Our solar system is divided into two distinct neighborhoods, separated by a massive asteroid belt. Understanding these two groups reveals much about how the system formed. The inner planets—Mercury, Venus, Earth, and Mars—are known as the terrestrial planets. They are small, dense, and made primarily of rock and metal. Because they formed closer to the Sun, where temperatures were higher, lighter gases like hydrogen and helium couldn't condense. These planets are like the solid foundation of our system.

Beyond the asteroid belt lie the gas giants: Jupiter, Saturn, Uranus, and Neptune. These behemoths are massive, swirling spheres of hydrogen, helium, and other compounds. They formed in the colder outer reaches of the early solar system, where ice could solidify and act as "seeds" to attract massive amounts of gas. Jupiter, the largest of them all, acts as a cosmic vacuum cleaner. Its massive gravity helps deflect incoming asteroids and comets that might otherwise pose a threat to the inner planets. Without Jupiter, life on Earth might have been snuffed out by frequent impacts eons ago.

The Invisible Architecture: Orbits and Planes

One of the most fascinating aspects of our system is its shape. If you were to look at the solar system from far above, it would look remarkably flat, like a giant spinning record. This is a leftover effect from the solar nebula—the massive, spinning cloud of dust and gas that collapsed to form our Sun. As that cloud spun, it flattened out, much like a ball of pizza dough spun by a chef. Because of this, almost all the planets orbit the Sun on the same flat plane, moving in the same direction. This consistency is why we can track planetary positions with such incredible precision; the geometry of the system is essentially a clockwork machine.

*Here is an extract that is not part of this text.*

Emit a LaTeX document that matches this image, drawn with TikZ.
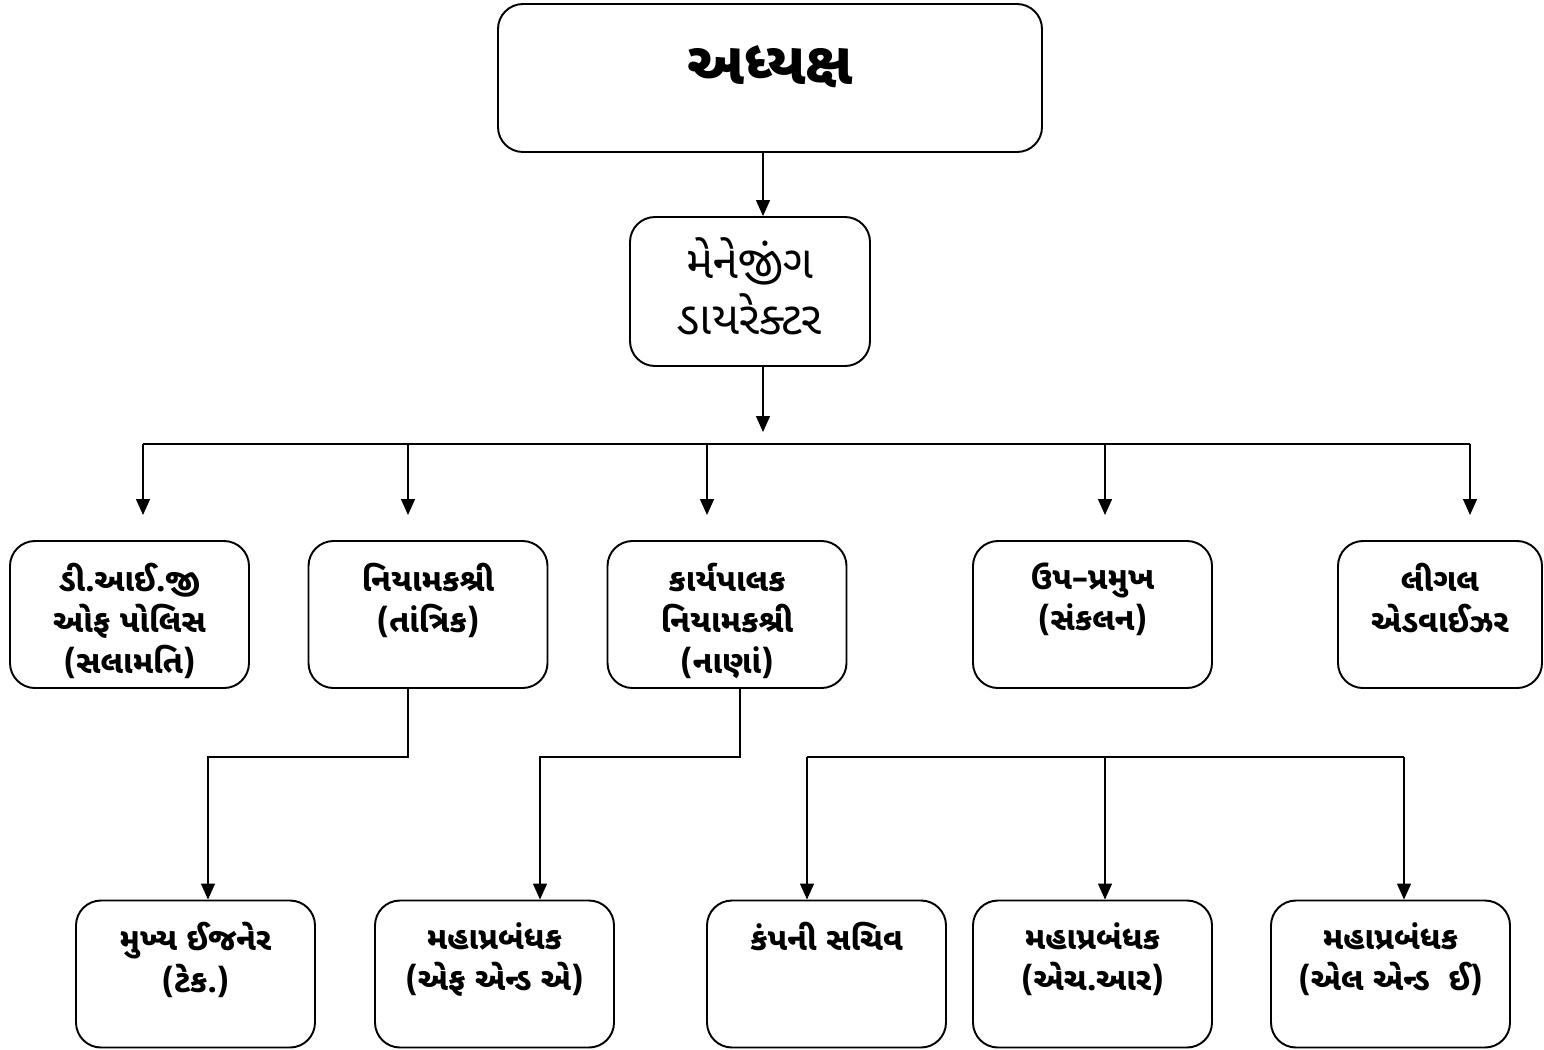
\documentclass[tikz,border=0pt]{standalone}
\usepackage{fontspec}
\newfontfamily\guj[Script=Gujarati]{Noto Sans Gujarati UI}
\usetikzlibrary{arrows.meta,positioning}

\begin{document}
\begin{tikzpicture}[every node/.style={align=center, inner sep=0pt},
    box/.style={draw, line width=1.1pt, rounded corners=0.5cm, minimum width=4.78cm, minimum height=2.94cm},
    txt/.style={font=\guj\bfseries\fontsize{18}{23.5}\selectfont},
    arr/.style={-{Triangle[length=0.32cm,width=0.28cm]}, line width=0.8pt}]
\useasboundingbox (0,0) rectangle (30.88,-20.98);
    \node[box, minimum width=10.88cm, minimum height=2.96cm] (v0) at (15.40,-1.56) {};
    \node[box, minimum width=4.80cm, minimum height=2.98cm] (v1) at (15.00,-5.83) {};
    \node[box] (v2) at (2.59,-12.29) {};
    \node[box] (v3) at (8.56,-12.29) {};
    \node[box] (v4) at (14.54,-12.29) {};
    \node[box] (v5) at (21.85,-12.29) {};
    \node[box, minimum width=4.08cm] (v6) at (28.80,-12.29) {};
    \node[box] (v7) at (3.91,-19.48) {};
    \node[box] (v8) at (9.89,-19.48) {};
    \node[box] (v9) at (16.53,-19.48) {};
    \node[box] (v10) at (21.85,-19.48) {};
    \node[box] (v11) at (27.81,-19.48) {};
\node[font=\guj\bfseries\fontsize{34}{40}\selectfont, below=0.85cm of v0.north] (t0) {અધ્યક્ષ};
\node[font=\guj\fontsize{26}{32}\selectfont, below=0.42cm of v1.north] (t1) {મેનેજીંગ\\ડાયરેક્ટર};
\node[txt, below=0.45cm of v2.north] (t2) {ડી.આઈ.જી\\ઓફ પોલિસ\\(સલામતિ)};
\node[txt, below=0.45cm of v3.north] (t3) {નિયામકશ્રી\\(તાંત્રિક)};
\node[txt, below=0.45cm of v4.north] (t4) {કાર્યપાલક\\નિયામકશ્રી\\(નાણાં)};
\node[txt, below=0.45cm of v5.north] (t5) {ઉપ–પ્રમુખ\\(સંકલન)};
\node[txt, below=0.45cm of v6.north] (t6) {લીગલ\\એડવાઈઝર};
\node[txt, below=0.45cm of v7.north] (t7) {મુખ્ય ઈજનેર\\(ટેક.)};
\node[txt, below=0.45cm of v8.north] (t8) {મહાપ્રબંધક\\(એફ એન્ડ એ)};
\node[txt, below=0.45cm of v9.north] (t9) {કંપની સચિવ};
\node[txt, below=0.45cm of v10.north] (t10) {મહાપ્રબંધક\\(એચ.આર)};
\node[txt, below=0.45cm of v11.north] (t11) {મહાપ્રબંધક\\(એલ એન્ડ \ ઈ)};
    \coordinate (c0) at (15.26,-8.64);
    \foreach \x [count=\i] in {2.86,8.16,14.14,22.10,29.40} {
        \coordinate (d\i) at (\x,-8.88);
        \coordinate (e\i) at (\x,-10.30);
    }
    \coordinate (f1) at (8.16,-15.14);
    \coordinate (f2) at (4.16,-15.14);
    \coordinate (f3) at (14.80,-15.14);
    \coordinate (f4) at (10.80,-15.14);
    \coordinate (g1) at (16.14,-15.14);
    \coordinate (g2) at (22.10,-15.14);
    \coordinate (g3) at (28.08,-15.14);
\draw[arr] (c0 |- v0.south) -- (c0 |- v1.north);
\draw[arr] (c0 |- v1.south) -- (c0);
\draw[line width=0.8pt] (d1) -- (d5);
    \foreach \i in {1,...,5}
        \draw[arr] (d\i) -- (e\i);
\draw[arr] (f1 |- v3.south) -- (f1) -- (f2) -- (f2 |- v7.north);
\draw[arr] (f3 |- v4.south) -- (f3) -- (f4) -- (f4 |- v8.north);
\draw[line width=0.8pt] (g1) -- (g3);
    \foreach \from/\to in {g1/v9, g2/v10, g3/v11}
        \draw[arr] (\from) -- (\from |- \to.north);
\end{tikzpicture}
\end{document}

However, "flat" does not mean "close." The scale of the solar system is almost impossible to comprehend. If the Sun were the size of a standard yoga ball, the Earth would be a tiny grain of sand about 75 feet away. Neptune, the outermost major planet, would be over half a mile away. Most of the solar system is simply empty space. This vast distance is why space travel is so challenging; when we send a probe to another planet, we aren't just aiming for a destination, we are calculating a complex game of three-dimensional billiards, trying to intercept a moving target millions of miles away.

The Unseen Residents: Beyond the Planets

The solar system does not stop at Neptune. Beyond the major planets lies the Kuiper Belt, a vast disc of icy objects and dwarf planets, including the famous Pluto. Further out still is the Oort Cloud, a theoretical sphere of icy debris that surrounds our entire solar system like a giant shell. These regions serve as the "nursery" for comets. Occasionally, a gravitational nudge—perhaps from a passing star—sends an icy object from the Kuiper Belt or Oort Cloud hurtling toward the Sun. As it gets closer, the Sun’s radiation vaporizes the ice, creating the beautiful, long-tailed comets that have fascinated humans for millennia.

Why It Matters Today

Understanding how the solar system works is more than just an academic exercise; it is the key to our survival and our future. We study the way atmospheres work on Venus to understand climate change on Earth. We analyze the water-ice on Mars to determine if life exists elsewhere. We monitor asteroids to ensure we aren't caught off guard by a potential impact. The solar system is a laboratory, and we are just beginning to understand the experiments running within it.

When you look up at the night sky, remember that you are part of a grand, ancient, and highly stable machine. We are riding a rock through a sea of gravity, warmed by a star that has provided energy for billions of years. By observing the orbits, the gravity, and the sheer scale of our neighborhood, we gain a unique perspective on our place in the universe. We are not merely observers of the solar system; we are its inhabitants, traveling together through the infinite dark.